Hi,
I’m trying to calculate a gradient w.r.t a sparse matrix. It seems like pytorch’s autograd doesn’t support getting the gradient for sparse matrix so I want to calculate it manually if it’s possible.
the forward function is softmax(A*AXW). A is a sparse matrix and I want to calculate the gradient w.r.t A
I think it’d be easier to read if you wrote it as a PyTorch output, I cannot quite make out what A, X, and W are and what is the exact expression you have in the softmax.
In general the result of matrix multiplication Y = A @ B and some scalar-valued function f(Y) following it has gradients df/dA = (df/dY)@ B.t() , df/dB = A.t() @ (df/dY). Around PyTorch df/dY is sometimes called grad_out for the matrix multiplication and you see backpropagation at work…
The problem is likely (and ha, now the formula is useful after all) that the to computation df/dA = (df/dY)@ B.t() is in all dense matrices and you don’t, in general, have the sparseness same pattern in the gradient.

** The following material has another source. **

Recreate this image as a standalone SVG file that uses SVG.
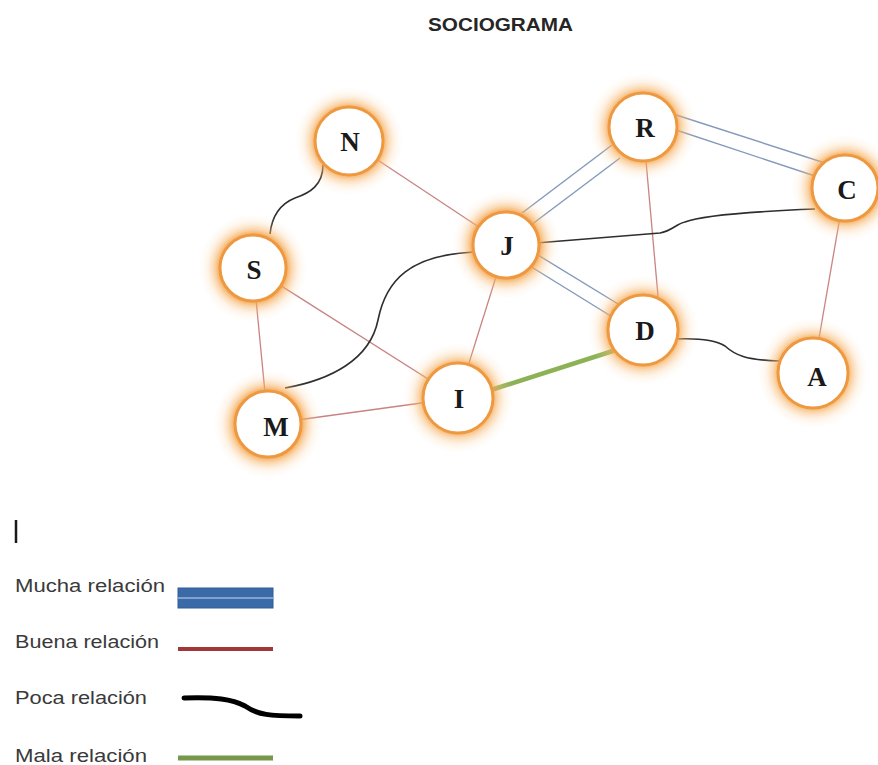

What PyTorch does under the hood is to compute the dense derivative (large) and then apply the sparseness pattern.
You could try to implement your own sparse_mm with backwards using scatter_add from the 3rd party PyTorch scatter package or somesuch.
Note that the sparse derivative “enforces” the sparseness pattern (this is often desired even though the there may be gradients outside the mask).
Hi, did you mean only non-zeros of the original sparse matrix have the gradient of the dense matrix df/dA = (df/dY)@ B.t() ? I mean, does the dense matrix df/dA has the same sparse pattern as A? Thanks
Mathematically, it does not. To the mathematical gradient, the “missing” entries in the sparsity pattern are just things that happen to be zero. The computation
a = torch.sparse_coo_tensor(torch.tensor([[1, 2], [0, 1]]), torch.randn(2), size=(3, 3), requires_grad=True)
b = torch.randn(2, 3, requires_grad=True)
torch.sparse.mm(a,b.t()).sum().backward()
gives you an a.grad with the same sparsity pattern as a, so it essentially computes the gradient of a masked tensor (because mathematically, the gradient a * mask w.r.t. a is the mask).
From their code (SPMMFunction from Line 8), I found they only computed the gradient of the dense matrix for the backward. Do you mean dy/dA is also required? so grad_out @ b.t() should be returned in backward (Line36) as well?